--- Start of RAW DATA ---

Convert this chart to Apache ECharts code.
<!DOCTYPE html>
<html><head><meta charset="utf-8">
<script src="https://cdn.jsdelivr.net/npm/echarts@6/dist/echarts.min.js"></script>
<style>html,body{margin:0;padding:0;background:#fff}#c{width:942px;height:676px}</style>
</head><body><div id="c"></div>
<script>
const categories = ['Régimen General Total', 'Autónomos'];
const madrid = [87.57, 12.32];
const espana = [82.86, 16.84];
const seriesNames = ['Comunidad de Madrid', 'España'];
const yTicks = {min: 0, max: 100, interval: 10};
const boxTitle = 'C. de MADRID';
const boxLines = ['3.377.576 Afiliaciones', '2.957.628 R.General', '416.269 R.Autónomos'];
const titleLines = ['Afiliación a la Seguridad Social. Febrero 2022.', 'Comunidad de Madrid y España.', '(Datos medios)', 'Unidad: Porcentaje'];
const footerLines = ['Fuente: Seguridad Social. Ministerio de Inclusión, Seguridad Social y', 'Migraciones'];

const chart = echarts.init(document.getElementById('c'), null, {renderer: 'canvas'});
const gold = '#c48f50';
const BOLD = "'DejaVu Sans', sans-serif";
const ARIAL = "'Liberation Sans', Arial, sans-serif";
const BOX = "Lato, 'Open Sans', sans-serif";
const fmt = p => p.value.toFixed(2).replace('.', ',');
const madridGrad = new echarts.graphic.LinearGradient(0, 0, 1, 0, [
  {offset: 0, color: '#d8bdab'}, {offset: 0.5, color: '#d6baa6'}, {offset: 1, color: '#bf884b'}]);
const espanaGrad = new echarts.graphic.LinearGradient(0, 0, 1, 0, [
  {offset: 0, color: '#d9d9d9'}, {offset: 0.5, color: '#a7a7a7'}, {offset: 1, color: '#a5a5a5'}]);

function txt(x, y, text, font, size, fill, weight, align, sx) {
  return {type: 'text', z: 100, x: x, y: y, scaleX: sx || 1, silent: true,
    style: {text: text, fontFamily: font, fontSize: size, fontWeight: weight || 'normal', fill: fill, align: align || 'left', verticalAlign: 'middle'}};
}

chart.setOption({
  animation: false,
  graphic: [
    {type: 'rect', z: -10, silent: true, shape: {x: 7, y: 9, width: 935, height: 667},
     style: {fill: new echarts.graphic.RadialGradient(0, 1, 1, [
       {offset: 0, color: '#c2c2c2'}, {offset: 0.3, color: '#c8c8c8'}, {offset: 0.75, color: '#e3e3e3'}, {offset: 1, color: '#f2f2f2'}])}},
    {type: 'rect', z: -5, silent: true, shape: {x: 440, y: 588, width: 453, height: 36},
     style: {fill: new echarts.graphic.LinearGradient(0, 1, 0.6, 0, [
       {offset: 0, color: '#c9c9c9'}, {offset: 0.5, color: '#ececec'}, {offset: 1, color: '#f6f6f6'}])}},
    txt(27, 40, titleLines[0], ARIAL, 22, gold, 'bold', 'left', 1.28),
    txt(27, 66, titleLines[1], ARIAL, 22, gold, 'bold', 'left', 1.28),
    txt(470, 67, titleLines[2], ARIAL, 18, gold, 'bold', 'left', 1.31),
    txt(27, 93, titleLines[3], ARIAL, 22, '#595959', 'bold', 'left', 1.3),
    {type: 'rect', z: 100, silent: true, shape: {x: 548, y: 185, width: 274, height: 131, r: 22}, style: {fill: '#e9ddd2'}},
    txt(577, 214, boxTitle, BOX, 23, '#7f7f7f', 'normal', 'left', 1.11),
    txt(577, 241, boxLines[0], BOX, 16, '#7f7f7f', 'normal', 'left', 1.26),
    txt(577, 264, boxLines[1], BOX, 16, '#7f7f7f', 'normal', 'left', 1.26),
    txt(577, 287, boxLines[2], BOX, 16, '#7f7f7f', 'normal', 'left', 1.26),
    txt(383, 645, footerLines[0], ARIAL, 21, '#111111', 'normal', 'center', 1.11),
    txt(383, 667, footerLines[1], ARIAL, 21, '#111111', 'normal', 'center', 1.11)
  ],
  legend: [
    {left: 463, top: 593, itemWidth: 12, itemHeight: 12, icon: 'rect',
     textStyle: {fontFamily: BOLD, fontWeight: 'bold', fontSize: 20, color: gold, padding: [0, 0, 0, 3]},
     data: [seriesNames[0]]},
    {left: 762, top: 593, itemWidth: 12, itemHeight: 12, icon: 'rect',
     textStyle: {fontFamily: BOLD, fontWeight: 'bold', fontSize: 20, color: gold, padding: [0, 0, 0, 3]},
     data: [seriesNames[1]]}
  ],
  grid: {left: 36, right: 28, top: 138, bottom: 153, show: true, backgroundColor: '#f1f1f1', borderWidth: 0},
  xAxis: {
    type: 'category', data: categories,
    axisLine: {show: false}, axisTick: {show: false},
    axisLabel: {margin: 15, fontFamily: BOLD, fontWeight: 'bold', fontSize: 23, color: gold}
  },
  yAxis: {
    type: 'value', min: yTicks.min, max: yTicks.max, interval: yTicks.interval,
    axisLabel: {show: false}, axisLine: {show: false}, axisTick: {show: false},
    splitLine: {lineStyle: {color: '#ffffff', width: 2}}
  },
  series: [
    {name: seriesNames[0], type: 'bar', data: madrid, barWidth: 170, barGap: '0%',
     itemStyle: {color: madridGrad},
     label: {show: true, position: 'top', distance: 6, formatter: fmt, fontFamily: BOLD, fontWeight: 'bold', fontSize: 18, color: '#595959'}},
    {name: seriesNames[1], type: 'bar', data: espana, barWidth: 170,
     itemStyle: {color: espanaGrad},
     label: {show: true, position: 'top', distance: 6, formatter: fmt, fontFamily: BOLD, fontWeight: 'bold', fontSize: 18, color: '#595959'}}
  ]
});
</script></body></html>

--- End of RAW DATA ---

PROBLEM STATEMENT: Output the data above exactly, please, line for line.

FINAL RESULT:
Convert this chart to Apache ECharts code.
<!DOCTYPE html>
<html><head><meta charset="utf-8">
<script src="https://cdn.jsdelivr.net/npm/echarts@6/dist/echarts.min.js"></script>
<style>html,body{margin:0;padding:0;background:#fff}#c{width:942px;height:676px}</style>
</head><body><div id="c"></div>
<script>
const categories = ['Régimen General Total', 'Autónomos'];
const madrid = [87.57, 12.32];
const espana = [82.86, 16.84];
const seriesNames = ['Comunidad de Madrid', 'España'];
const yTicks = {min: 0, max: 100, interval: 10};
const boxTitle = 'C. de MADRID';
const boxLines = ['3.377.576 Afiliaciones', '2.957.628 R.General', '416.269 R.Autónomos'];
const titleLines = ['Afiliación a la Seguridad Social. Febrero 2022.', 'Comunidad de Madrid y España.', '(Datos medios)', 'Unidad: Porcentaje'];
const footerLines = ['Fuente: Seguridad Social. Ministerio de Inclusión, Seguridad Social y', 'Migraciones'];

const chart = echarts.init(document.getElementById('c'), null, {renderer: 'canvas'});
const gold = '#c48f50';
const BOLD = "'DejaVu Sans', sans-serif";
const ARIAL = "'Liberation Sans', Arial, sans-serif";
const BOX = "Lato, 'Open Sans', sans-serif";
const fmt = p => p.value.toFixed(2).replace('.', ',');
const madridGrad = new echarts.graphic.LinearGradient(0, 0, 1, 0, [
  {offset: 0, color: '#d8bdab'}, {offset: 0.5, color: '#d6baa6'}, {offset: 1, color: '#bf884b'}]);
const espanaGrad = new echarts.graphic.LinearGradient(0, 0, 1, 0, [
  {offset: 0, color: '#d9d9d9'}, {offset: 0.5, color: '#a7a7a7'}, {offset: 1, color: '#a5a5a5'}]);

function txt(x, y, text, font, size, fill, weight, align, sx) {
  return {type: 'text', z: 100, x: x, y: y, scaleX: sx || 1, silent: true,
    style: {text: text, fontFamily: font, fontSize: size, fontWeight: weight || 'normal', fill: fill, align: align || 'left', verticalAlign: 'middle'}};
}

chart.setOption({
  animation: false,
  graphic: [
    {type: 'rect', z: -10, silent: true, shape: {x: 7, y: 9, width: 935, height: 667},
     style: {fill: new echarts.graphic.RadialGradient(0, 1, 1, [
       {offset: 0, color: '#c2c2c2'}, {offset: 0.3, color: '#c8c8c8'}, {offset: 0.75, color: '#e3e3e3'}, {offset: 1, color: '#f2f2f2'}])}},
    {type: 'rect', z: -5, silent: true, shape: {x: 440, y: 588, width: 453, height: 36},
     style: {fill: new echarts.graphic.LinearGradient(0, 1, 0.6, 0, [
       {offset: 0, color: '#c9c9c9'}, {offset: 0.5, color: '#ececec'}, {offset: 1, color: '#f6f6f6'}])}},
    txt(27, 40, titleLines[0], ARIAL, 22, gold, 'bold', 'left', 1.28),
    txt(27, 66, titleLines[1], ARIAL, 22, gold, 'bold', 'left', 1.28),
    txt(470, 67, titleLines[2], ARIAL, 18, gold, 'bold', 'left', 1.31),
    txt(27, 93, titleLines[3], ARIAL, 22, '#595959', 'bold', 'left', 1.3),
    {type: 'rect', z: 100, silent: true, shape: {x: 548, y: 185, width: 274, height: 131, r: 22}, style: {fill: '#e9ddd2'}},
    txt(577, 214, boxTitle, BOX, 23, '#7f7f7f', 'normal', 'left', 1.11),
    txt(577, 241, boxLines[0], BOX, 16, '#7f7f7f', 'normal', 'left', 1.26),
    txt(577, 264, boxLines[1], BOX, 16, '#7f7f7f', 'normal', 'left', 1.26),
    txt(577, 287, boxLines[2], BOX, 16, '#7f7f7f', 'normal', 'left', 1.26),
    txt(383, 645, footerLines[0], ARIAL, 21, '#111111', 'normal', 'center', 1.11),
    txt(383, 667, footerLines[1], ARIAL, 21, '#111111', 'normal', 'center', 1.11)
  ],
  legend: [
    {left: 463, top: 593, itemWidth: 12, itemHeight: 12, icon: 'rect',
     textStyle: {fontFamily: BOLD, fontWeight: 'bold', fontSize: 20, color: gold, padding: [0, 0, 0, 3]},
     data: [seriesNames[0]]},
    {left: 762, top: 593, itemWidth: 12, itemHeight: 12, icon: 'rect',
     textStyle: {fontFamily: BOLD, fontWeight: 'bold', fontSize: 20, color: gold, padding: [0, 0, 0, 3]},
     data: [seriesNames[1]]}
  ],
  grid: {left: 36, right: 28, top: 138, bottom: 153, show: true, backgroundColor: '#f1f1f1', borderWidth: 0},
  xAxis: {
    type: 'category', data: categories,
    axisLine: {show: false}, axisTick: {show: false},
    axisLabel: {margin: 15, fontFamily: BOLD, fontWeight: 'bold', fontSize: 23, color: gold}
  },
  yAxis: {
    type: 'value', min: yTicks.min, max: yTicks.max, interval: yTicks.interval,
    axisLabel: {show: false}, axisLine: {show: false}, axisTick: {show: false},
    splitLine: {lineStyle: {color: '#ffffff', width: 2}}
  },
  series: [
    {name: seriesNames[0], type: 'bar', data: madrid, barWidth: 170, barGap: '0%',
     itemStyle: {color: madridGrad},
     label: {show: true, position: 'top', distance: 6, formatter: fmt, fontFamily: BOLD, fontWeight: 'bold', fontSize: 18, color: '#595959'}},
    {name: seriesNames[1], type: 'bar', data: espana, barWidth: 170,
     itemStyle: {color: espanaGrad},
     label: {show: true, position: 'top', distance: 6, formatter: fmt, fontFamily: BOLD, fontWeight: 'bold', fontSize: 18, color: '#595959'}}
  ]
});
</script></body></html>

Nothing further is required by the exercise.